The Chalara genome is 60 million base pairs, the ash genome 954 million base pairs, and, putting things in perspective, the human genome is 3.3 billion base pairs in length. Compound this with a large sample size and the tens to hundreds of times each base pair has to be read to ensure high quality data, the computational problem suddenly becomes enormous. Bioinformatics solutions will one day handle all the nuanced cases that these lengthy and intricately complex genomes hold, but in the meantime, citizen scientists can progress scientists’ status of sequence analysis and have fun doing it. With Fraxinus, anyone can play for as little or as long as they like, and every game helps researchers. Interestingly, the Fraxinus platform lends itself to analyzing sequence data of any kind. So the work accomplished by TSL and their collaborating development group, Team Cooper, to develop Fraxinus could be extended to new projects for engaging citizen scientists in current genomic research problems.
“Fraxinus’ success can be solely attributed to the strength it draws from the player community,” says Shyam Rallapalli, a post-doctoral fellow who works with MacLean. “Their commitment and intelligence is vital to this research and is an extremely valuable part of what we do.”

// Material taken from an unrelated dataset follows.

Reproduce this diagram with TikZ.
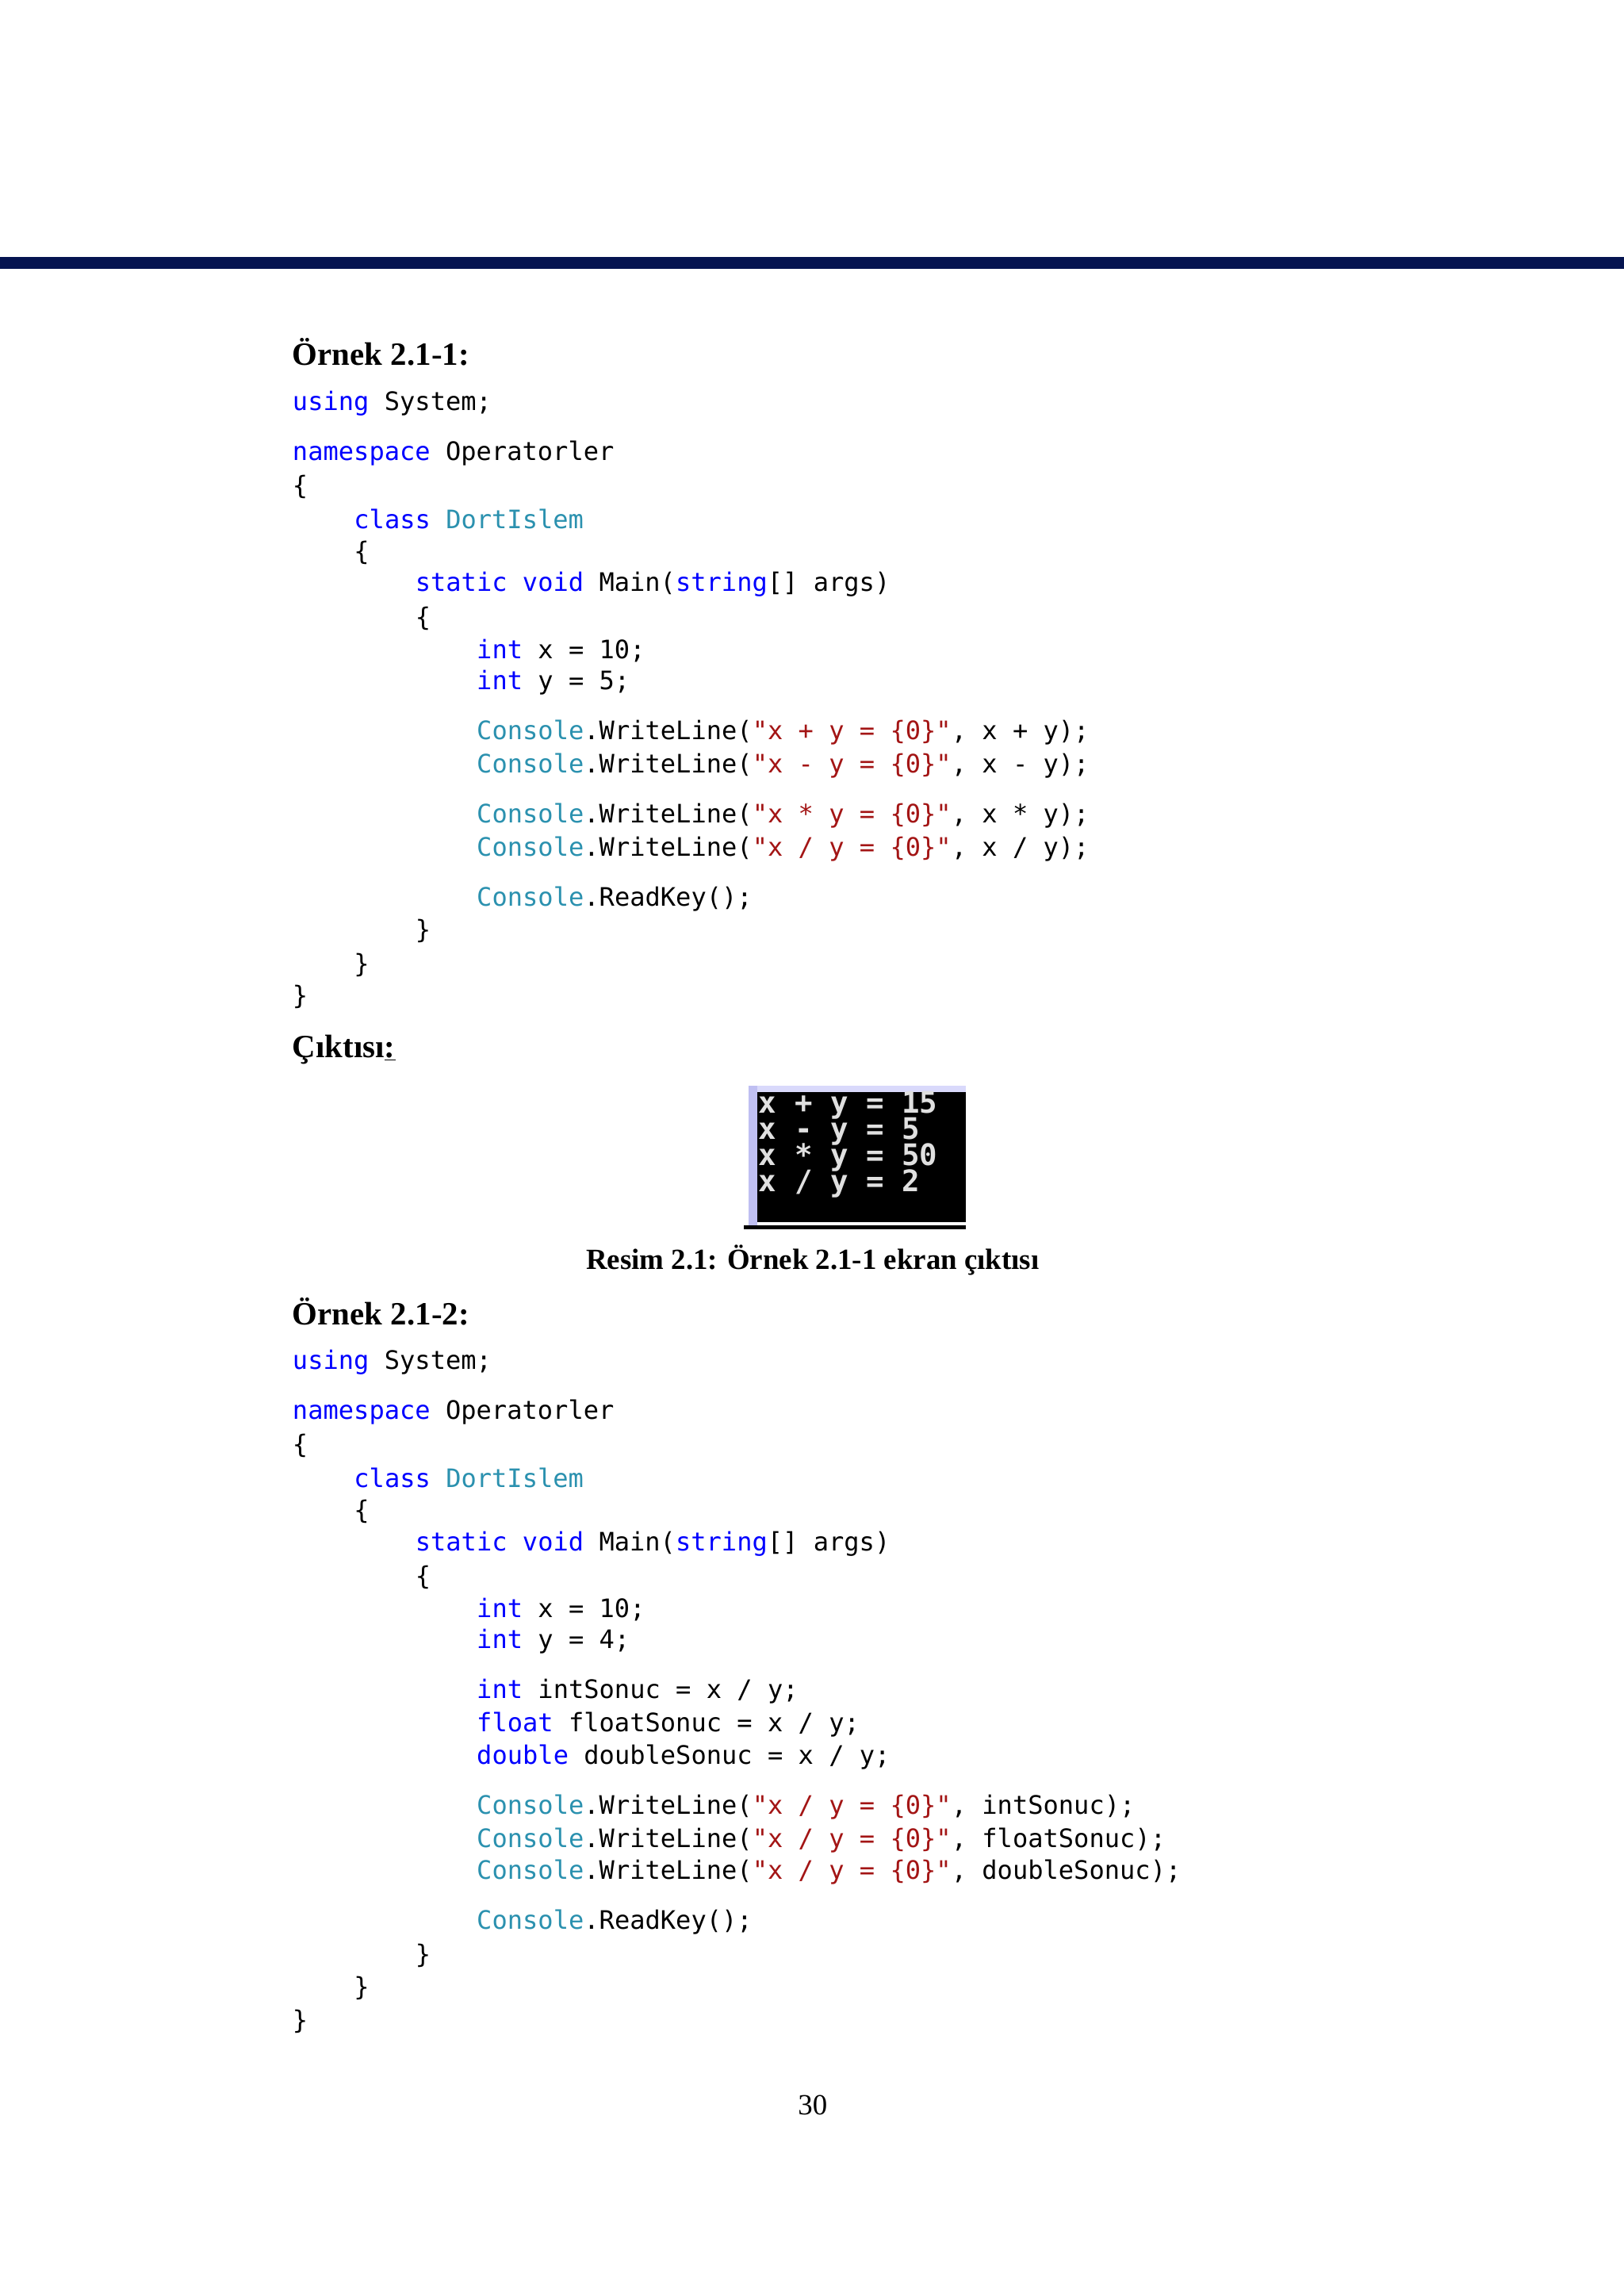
\documentclass[tikz,border=0pt]{standalone}
\usepackage{fontspec}
\setmainfont{Liberation Serif}
\newfontfamily\code{DejaVu Sans Mono}
\newfontfamily\cons{DejaVu Sans Mono}
\definecolor{kw}{RGB}{0,0,255}
\definecolor{ty}{RGB}{43,145,175}
\definecolor{st}{RGB}{163,21,21}
\definecolor{navy}{RGB}{5,20,80}
\newcommand{\K}[1]{\textcolor{kw}{#1}}
\newcommand{\T}[1]{\textcolor{ty}{#1}}
\newcommand{\Sx}[1]{\textcolor{st}{#1}}
\begin{document}
\begin{tikzpicture}[x=1pt,y=-1pt,
  cl/.style={anchor=west,inner sep=0pt,font=\code\fontsize{17.4}{20}\selectfont},
  hd/.style={anchor=west,inner sep=0pt,font=\bfseries\fontsize{22.2}{24}\selectfont},
  co/.style={anchor=west,inner sep=0pt,text=black!12,font=\cons\bfseries\fontsize{20.3}{20}\selectfont}]
\useasboundingbox[fill=white] (0,0) rectangle (1111,1568);
\fill[navy] (0,176) rectangle (1111,184);
\node[hd] (h1) at (200,241) {Örnek 2.1-1:};
\node[cl] (a1) at (200,276) {\K{using} System;};
\node[cl] (a2) at (200,310) {\K{namespace} Operatorler};
\node[cl] (a3) at (200,333) {\{};
\node[cl] (a4) at (242,355) {\K{class} \T{DortIslem}};
\node[cl] (a5) at (242,378) {\{};
\node[cl] (a6) at (284,400) {\K{static} \K{void} Main(\K{string}[] args)};
\node[cl] (a7) at (284,423) {\{};
\node[cl] (a8) at (326,445) {\K{int} x = 10;};
\node[cl] (a9) at (326,467) {\K{int} y = 5;};
\node[cl] (a10) at (326,501) {\T{Console}.WriteLine(\Sx{"x + y = \{0\}"}, x + y);};
\node[cl] (a11) at (326,524) {\T{Console}.WriteLine(\Sx{"x - y = \{0\}"}, x - y);};
\node[cl] (a12) at (326,558) {\T{Console}.WriteLine(\Sx{"x * y = \{0\}"}, x * y);};
\node[cl] (a13) at (326,581) {\T{Console}.WriteLine(\Sx{"x / y = \{0\}"}, x / y);};
\node[cl] (a14) at (326,615) {\T{Console}.ReadKey();};
\node[cl] (a15) at (284,637) {\}};
\node[cl] (a16) at (242,660) {\}};
\node[cl] (a17) at (200,682) {\}};
\node[hd] (h2) at (200,718) {Çıktısı\underline{:}};
% console
\fill[black!10!blue!15] (512,743) rectangle (661,747);
\fill[black!20!blue!25] (512,743) rectangle (518,838);
\fill[black] (518,747) rectangle (661,836);
\fill[black] (509,838) rectangle (661,841);
\node[co] (c1) at (519,756) {x + y = 15};
\node[co] (c2) at (519,774) {x - y = 5};
\node[co] (c3) at (519,792) {x * y = 50};
\node[co] (c4) at (519,810) {x / y = 2};
\node[anchor=center,inner sep=0pt,font=\bfseries\fontsize{20}{22}\selectfont] (cap) at (556,862) {Resim 2.1: Örnek 2.1-1 ekran çıktısı};
\node[hd] (h3) at (200,897) {Örnek 2.1-2:};
\node[cl] (b1) at (200,932) {\K{using} System;};
\node[cl] (b2) at (200,966) {\K{namespace} Operatorler};
\node[cl] (b3) at (200,989) {\{};
\node[cl] (b4) at (242,1011) {\K{class} \T{DortIslem}};
\node[cl] (b5) at (242,1034) {\{};
\node[cl] (b6) at (284,1056) {\K{static} \K{void} Main(\K{string}[] args)};
\node[cl] (b7) at (284,1079) {\{};
\node[cl] (b8) at (326,1101) {\K{int} x = 10;};
\node[cl] (b9) at (326,1123) {\K{int} y = 4;};
\node[cl] (b10) at (326,1157) {\K{int} intSonuc = x / y;};
\node[cl] (b11) at (326,1180) {\K{float} floatSonuc = x / y;};
\node[cl] (b12) at (326,1202) {\K{double} doubleSonuc = x / y;};
\node[cl] (b13) at (326,1236) {\T{Console}.WriteLine(\Sx{"x / y = \{0\}"}, intSonuc);};
\node[cl] (b14) at (326,1259) {\T{Console}.WriteLine(\Sx{"x / y = \{0\}"}, floatSonuc);};
\node[cl] (b15) at (326,1281) {\T{Console}.WriteLine(\Sx{"x / y = \{0\}"}, doubleSonuc);};
\node[cl] (b16) at (326,1315) {\T{Console}.ReadKey();};
\node[cl] (b17) at (284,1338) {\}};
\node[cl] (b18) at (242,1360) {\}};
\node[cl] (b19) at (200,1383) {\}};
\node[anchor=center,inner sep=0pt,font=\fontsize{20}{22}\selectfont] (pg) at (556,1440) {30};
\end{tikzpicture}
\end{document}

It’s unclear how infectivity of Chalara came to the European continent and whether anthropogenic activity has contributed to its spread. However, human intervention to better understand the mechanism by which Chalara infects its host and how the ash tree can fight back will be important for ecological stability as well as industrial stability. The UK alone stands to lose 90-95% of its ash trees in the coming years if Chalara remains unchecked.
So this fall, get online and use your visual discerning skills on Fraxinus to swipe right, and swipe left (albeit moving patterns to align sequence data, not people’s faces) and help scientists uncover clues in the race to to save the European ash tree.
MacClean. Cutting edge: Changing the rules of the game. Elife 2:e01294 (2013).